Given problem: Copy the listing verbatim, excluding any images found in it.

Data block:
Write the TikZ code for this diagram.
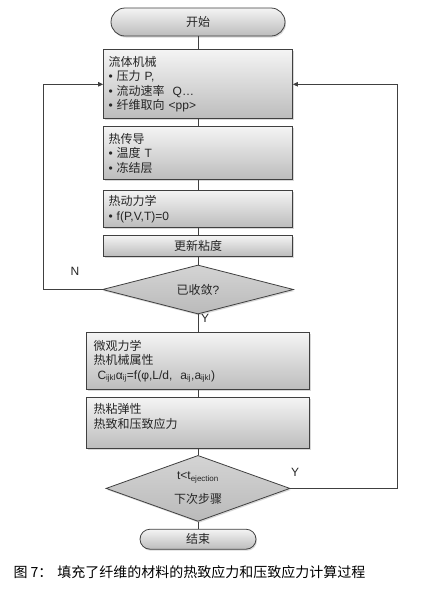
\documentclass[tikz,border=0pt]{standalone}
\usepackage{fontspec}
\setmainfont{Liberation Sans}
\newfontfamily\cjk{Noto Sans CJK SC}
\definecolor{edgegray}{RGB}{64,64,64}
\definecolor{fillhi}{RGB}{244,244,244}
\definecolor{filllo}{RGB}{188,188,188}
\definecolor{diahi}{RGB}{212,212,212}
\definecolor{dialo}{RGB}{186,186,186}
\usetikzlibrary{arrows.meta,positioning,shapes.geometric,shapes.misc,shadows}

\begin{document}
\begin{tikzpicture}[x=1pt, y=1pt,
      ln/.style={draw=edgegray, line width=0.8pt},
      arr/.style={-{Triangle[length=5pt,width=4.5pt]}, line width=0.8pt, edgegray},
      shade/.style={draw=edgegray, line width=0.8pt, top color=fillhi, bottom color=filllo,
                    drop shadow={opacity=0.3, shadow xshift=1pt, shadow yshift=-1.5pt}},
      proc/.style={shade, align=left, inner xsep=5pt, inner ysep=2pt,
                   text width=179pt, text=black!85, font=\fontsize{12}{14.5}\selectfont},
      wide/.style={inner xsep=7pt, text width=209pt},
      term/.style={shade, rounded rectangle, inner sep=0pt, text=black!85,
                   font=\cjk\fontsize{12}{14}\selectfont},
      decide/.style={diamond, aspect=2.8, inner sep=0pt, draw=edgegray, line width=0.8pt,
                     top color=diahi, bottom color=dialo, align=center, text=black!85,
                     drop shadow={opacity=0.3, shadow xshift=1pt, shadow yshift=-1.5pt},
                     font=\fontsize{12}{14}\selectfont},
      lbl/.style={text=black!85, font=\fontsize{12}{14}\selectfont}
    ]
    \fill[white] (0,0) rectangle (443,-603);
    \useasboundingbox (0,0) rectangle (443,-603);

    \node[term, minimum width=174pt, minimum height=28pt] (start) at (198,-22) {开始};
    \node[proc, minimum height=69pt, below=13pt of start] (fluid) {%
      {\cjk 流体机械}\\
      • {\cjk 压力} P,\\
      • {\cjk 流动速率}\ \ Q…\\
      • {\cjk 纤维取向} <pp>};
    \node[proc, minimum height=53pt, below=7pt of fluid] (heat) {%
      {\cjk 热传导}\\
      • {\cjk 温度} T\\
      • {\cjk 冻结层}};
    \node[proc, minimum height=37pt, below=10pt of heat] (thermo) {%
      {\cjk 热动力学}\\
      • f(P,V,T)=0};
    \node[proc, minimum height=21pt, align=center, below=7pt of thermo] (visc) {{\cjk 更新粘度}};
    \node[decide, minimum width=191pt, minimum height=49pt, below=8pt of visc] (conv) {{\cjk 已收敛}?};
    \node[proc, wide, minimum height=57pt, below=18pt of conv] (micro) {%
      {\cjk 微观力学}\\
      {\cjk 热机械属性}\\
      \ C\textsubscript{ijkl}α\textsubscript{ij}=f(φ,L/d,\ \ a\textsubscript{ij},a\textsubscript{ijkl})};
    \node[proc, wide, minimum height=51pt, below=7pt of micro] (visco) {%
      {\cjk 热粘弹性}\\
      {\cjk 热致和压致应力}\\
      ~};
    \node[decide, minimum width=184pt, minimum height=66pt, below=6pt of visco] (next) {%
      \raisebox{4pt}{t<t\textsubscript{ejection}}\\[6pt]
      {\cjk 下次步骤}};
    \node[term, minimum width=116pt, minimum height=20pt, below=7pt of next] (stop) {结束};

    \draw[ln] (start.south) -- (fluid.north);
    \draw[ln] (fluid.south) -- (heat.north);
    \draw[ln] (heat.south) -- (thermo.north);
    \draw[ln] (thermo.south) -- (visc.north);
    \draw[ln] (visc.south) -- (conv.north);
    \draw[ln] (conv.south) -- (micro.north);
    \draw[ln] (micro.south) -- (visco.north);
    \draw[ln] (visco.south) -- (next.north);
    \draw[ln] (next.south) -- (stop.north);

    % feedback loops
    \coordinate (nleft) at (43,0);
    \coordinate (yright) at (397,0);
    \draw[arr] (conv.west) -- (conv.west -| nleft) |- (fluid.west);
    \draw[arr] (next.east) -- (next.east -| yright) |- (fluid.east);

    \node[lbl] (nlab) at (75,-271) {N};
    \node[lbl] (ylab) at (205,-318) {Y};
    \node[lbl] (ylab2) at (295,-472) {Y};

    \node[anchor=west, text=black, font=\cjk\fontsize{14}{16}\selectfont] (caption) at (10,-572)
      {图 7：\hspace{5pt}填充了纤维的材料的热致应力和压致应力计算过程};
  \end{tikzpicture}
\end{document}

Output:
Write the TikZ code for this diagram.
\documentclass[tikz,border=0pt]{standalone}
\usepackage{fontspec}
\setmainfont{Liberation Sans}
\newfontfamily\cjk{Noto Sans CJK SC}
\definecolor{edgegray}{RGB}{64,64,64}
\definecolor{fillhi}{RGB}{244,244,244}
\definecolor{filllo}{RGB}{188,188,188}
\definecolor{diahi}{RGB}{212,212,212}
\definecolor{dialo}{RGB}{186,186,186}
\usetikzlibrary{arrows.meta,positioning,shapes.geometric,shapes.misc,shadows}

\begin{document}
\begin{tikzpicture}[x=1pt, y=1pt,
      ln/.style={draw=edgegray, line width=0.8pt},
      arr/.style={-{Triangle[length=5pt,width=4.5pt]}, line width=0.8pt, edgegray},
      shade/.style={draw=edgegray, line width=0.8pt, top color=fillhi, bottom color=filllo,
                    drop shadow={opacity=0.3, shadow xshift=1pt, shadow yshift=-1.5pt}},
      proc/.style={shade, align=left, inner xsep=5pt, inner ysep=2pt,
                   text width=179pt, text=black!85, font=\fontsize{12}{14.5}\selectfont},
      wide/.style={inner xsep=7pt, text width=209pt},
      term/.style={shade, rounded rectangle, inner sep=0pt, text=black!85,
                   font=\cjk\fontsize{12}{14}\selectfont},
      decide/.style={diamond, aspect=2.8, inner sep=0pt, draw=edgegray, line width=0.8pt,
                     top color=diahi, bottom color=dialo, align=center, text=black!85,
                     drop shadow={opacity=0.3, shadow xshift=1pt, shadow yshift=-1.5pt},
                     font=\fontsize{12}{14}\selectfont},
      lbl/.style={text=black!85, font=\fontsize{12}{14}\selectfont}
    ]
    \fill[white] (0,0) rectangle (443,-603);
    \useasboundingbox (0,0) rectangle (443,-603);

    \node[term, minimum width=174pt, minimum height=28pt] (start) at (198,-22) {开始};
    \node[proc, minimum height=69pt, below=13pt of start] (fluid) {%
      {\cjk 流体机械}\\
      • {\cjk 压力} P,\\
      • {\cjk 流动速率}\ \ Q…\\
      • {\cjk 纤维取向} <pp>};
    \node[proc, minimum height=53pt, below=7pt of fluid] (heat) {%
      {\cjk 热传导}\\
      • {\cjk 温度} T\\
      • {\cjk 冻结层}};
    \node[proc, minimum height=37pt, below=10pt of heat] (thermo) {%
      {\cjk 热动力学}\\
      • f(P,V,T)=0};
    \node[proc, minimum height=21pt, align=center, below=7pt of thermo] (visc) {{\cjk 更新粘度}};
    \node[decide, minimum width=191pt, minimum height=49pt, below=8pt of visc] (conv) {{\cjk 已收敛}?};
    \node[proc, wide, minimum height=57pt, below=18pt of conv] (micro) {%
      {\cjk 微观力学}\\
      {\cjk 热机械属性}\\
      \ C\textsubscript{ijkl}α\textsubscript{ij}=f(φ,L/d,\ \ a\textsubscript{ij},a\textsubscript{ijkl})};
    \node[proc, wide, minimum height=51pt, below=7pt of micro] (visco) {%
      {\cjk 热粘弹性}\\
      {\cjk 热致和压致应力}\\
      ~};
    \node[decide, minimum width=184pt, minimum height=66pt, below=6pt of visco] (next) {%
      \raisebox{4pt}{t<t\textsubscript{ejection}}\\[6pt]
      {\cjk 下次步骤}};
    \node[term, minimum width=116pt, minimum height=20pt, below=7pt of next] (stop) {结束};

    \draw[ln] (start.south) -- (fluid.north);
    \draw[ln] (fluid.south) -- (heat.north);
    \draw[ln] (heat.south) -- (thermo.north);
    \draw[ln] (thermo.south) -- (visc.north);
    \draw[ln] (visc.south) -- (conv.north);
    \draw[ln] (conv.south) -- (micro.north);
    \draw[ln] (micro.south) -- (visco.north);
    \draw[ln] (visco.south) -- (next.north);
    \draw[ln] (next.south) -- (stop.north);

    % feedback loops
    \coordinate (nleft) at (43,0);
    \coordinate (yright) at (397,0);
    \draw[arr] (conv.west) -- (conv.west -| nleft) |- (fluid.west);
    \draw[arr] (next.east) -- (next.east -| yright) |- (fluid.east);

    \node[lbl] (nlab) at (75,-271) {N};
    \node[lbl] (ylab) at (205,-318) {Y};
    \node[lbl] (ylab2) at (295,-472) {Y};

    \node[anchor=west, text=black, font=\cjk\fontsize{14}{16}\selectfont] (caption) at (10,-572)
      {图 7：\hspace{5pt}填充了纤维的材料的热致应力和压致应力计算过程};
  \end{tikzpicture}
\end{document}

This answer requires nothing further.